The Haryana government put the death toll at 16 while police said that, while order was slowly being restored, there were still tensions in some towns as Jats tried to prevent other communities from reopening their shops.

In Bahadurgarh, to the west of Delhi, Jat protesters were out in force, expressing their anger against Modi and demanding written assurances of more jobs for their community, which makes up a quarter of Haryana's population.

Many Jats, who number more than 80 million across north India, are farmers whose livelihoods have suffered as families divide farms among their children while two years of drought have harmed their crops.

As a social group they are experiencing downward mobility and missing out on urban job opportunities, explaining their demand for government jobs and student places under affirmative action policies that are typically reserved for deprived groups.

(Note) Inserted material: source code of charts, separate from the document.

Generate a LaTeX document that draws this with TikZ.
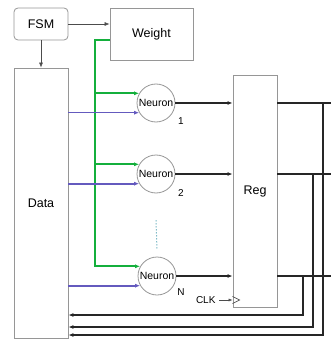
\documentclass[tikz,border=0pt]{standalone}
\usepackage{fontspec}
\setmainfont{Liberation Sans}
\usepackage{tikz}
\usepackage{xcolor}
\usetikzlibrary{arrows.meta, positioning, calc}

\definecolor{boxgray}{RGB}{150,150,150}
\definecolor{wgreen}{RGB}{20,175,60}
\definecolor{dblue}{RGB}{100,90,190}
\definecolor{dotteal}{RGB}{60,150,170}

\tikzset{
    block/.style={draw=boxgray, line width=0.8pt, fill=white, inner sep=0pt, font=\fontsize{12.5}{14}\selectfont},
    neuron/.style={circle, draw=boxgray, line width=0.8pt, minimum size=38pt, inner sep=0pt, font=\fontsize{10.5}{12}\selectfont},
    tip/.style={-{Latex[length=5pt,width=4pt]}},
    ctrl/.style={tip, draw=black!70, line width=0.6pt},
    garrow/.style={tip, draw=wgreen, line width=1.8pt},
    barrow/.style={tip, draw=dblue, line width=1.6pt},
    oarrow/.style={tip, draw=black!85, line width=1.6pt},
    small/.style={font=\fontsize{10}{12}\selectfont}
}

\begin{document}
\begin{tikzpicture}[x=1pt, y=-1pt]
    % Canvas
    \useasboundingbox (0,0) rectangle (331,339);
    \coordinate (redge) at (331,0);

    % Blocks
    \node[block, rounded corners=4pt, minimum width=54pt, minimum height=32pt] (fsm) at (41,24) {FSM};
    \node[block, minimum width=83pt, minimum height=52pt] (weight) at (151.5,34) {Weight};
    \node[block, minimum width=54pt, minimum height=270pt] (data) at (41,203) {Data};
    \node[block, minimum width=44pt, minimum height=232pt] (reg) at (255,191) {Reg};

    % Neurons
    \node[neuron] (n1) at (156,103) {Neuron};
    \node[neuron] (n2) at (156,174) {Neuron};
    \node[neuron] (nN) at (157,276) {Neuron};
    \node[small] (l1) at (181,121) {1};
    \node[small] (l2) at (181,193) {2};
    \node[small] (lN) at (181,292) {N};
    \draw[dotteal, line width=1pt, dotted] ($(n2.south)+(0,27)$) -- ($(nN.north)+(0,-7)$);

    % Control
    \draw[ctrl] (fsm.east) -- (fsm.east -| weight.west);
    \draw[ctrl] (fsm.south) -- (data.north);

    % Weight bus
    \coordinate (gtop) at (95,40);
    \draw[garrow] (weight.west |- gtop) -- (gtop) -- (gtop |- nN.150) -- (nN.150);
    \draw[garrow] (gtop |- n1.150) -- (n1.150);
    \draw[garrow] (gtop |- n2.150) -- (n2.150);

    % Data inputs
    \draw[barrow] (data.east |- n1.210) -- (n1.210);
    \draw[barrow] (data.east |- n2.210) -- (n2.210);
    \draw[barrow] (data.east |- nN.210) -- (nN.210);

    % Neuron outputs
    \draw[oarrow] (n1.east) -- (reg.west |- n1.east);
    \draw[oarrow] (n2.east) -- (reg.west |- n2.east);
    \draw[oarrow] (nN.east) -- (reg.west |- nN.east);

    % Clock
    \node[small, anchor=east] (clk) at (219,300) {CLK};
    \draw[ctrl, -{Latex[length=4pt,width=3pt]}] (clk.east) -- (reg.west |- clk.east);
    \draw[black!70, line width=0.6pt] ($(reg.west |- clk.east)+(0,-3.5)$) -- ++(7,3.5) -- ++(-7,3.5);

    % Register outputs and feedback
    \coordinate (f1) at (323,335);
    \coordinate (f2) at (313,327);
    \coordinate (f3) at (303,315);
    \draw[black!85, line width=1.6pt] (reg.east |- n1.east) -- (redge |- n1.east);
    \draw[black!85, line width=1.6pt] (reg.east |- n2.east) -- (redge |- n2.east);
    \draw[black!85, line width=1.6pt] (reg.east |- nN.east) -- (redge |- nN.east);
    \draw[oarrow] (f1 |- n1.east) -- (f1) -- (data.east |- f1);
    \draw[oarrow] (f2 |- n2.east) -- (f2) -- (data.east |- f2);
    \draw[oarrow] (f3 |- nN.east) -- (f3) -- (data.east |- f3);
\end{tikzpicture}
\end{document}
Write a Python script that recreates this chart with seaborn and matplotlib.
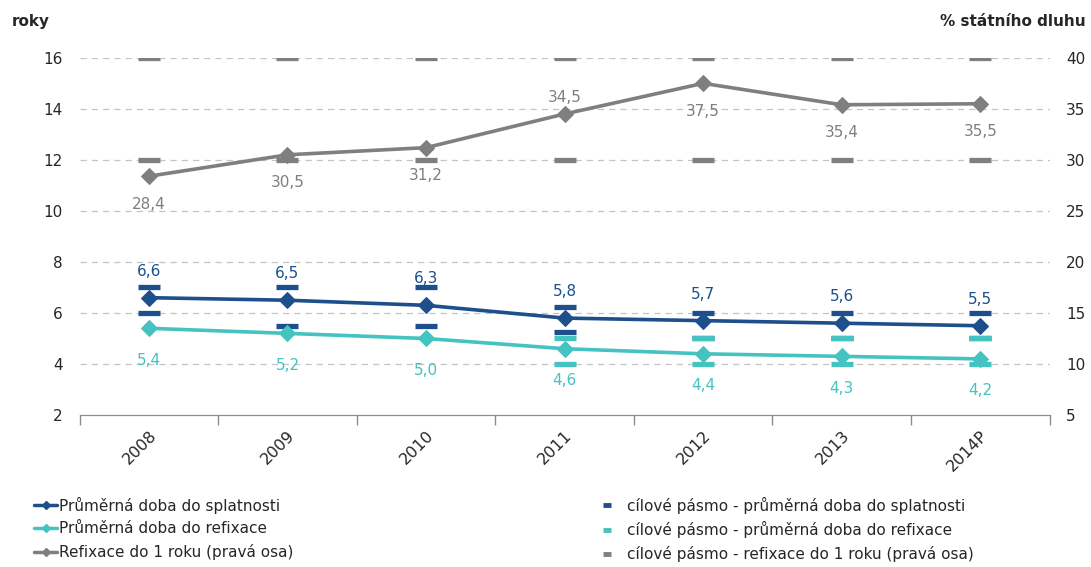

Ramcharan Dekhara, a 52-year-old father of four, has sold his land to pay for his daughter’s marriage and now runs a tea shop near National Highway 10.

“I am fighting for my sons’ future. The boys are sitting at home and there is nothing they can do at the tea shop,” he said. “They studied hard to make a new life but now they are wasting time and watching TV all day.”

The gulf is most striking on the frontier of Gurgaon, one of Delhi's burgeoning satellite cities, where offices, factories and residential apartments give way suddenly to farmers' fields - many of them tilled by Jats.

The Jats predominantly voted for Mr Modi's Bharatiya Janata Party (BJP) in the 2014 general election, when he won the biggest parliamentary majority in three decades. Months later the BJP won an outright majority in Haryana for the first time.

Although many of the state’s chief ministers have been Jats, the current minister is not. Commentators have faulted him and other BJP leaders for failing to read the social mood and devoting too much attention to issues like cow protection that are a core part of the party’s pro-Hindu agenda.

In a familiar pattern, Mr Modi completely ignored the protests, instead launching a broadside on Sunday against unnamed conspirators he accused of trying to undermine his government.

Playing on his own humble origins as the son of a tea seller, or chaiwallah, Mr Modi said: “Some people are not able to digest my prime ministership. They can’t digest that a chaiwallah has become PM.

“They are now hatching conspiracies every day to finish and defame me,” he told farmers in a speech in Odisha.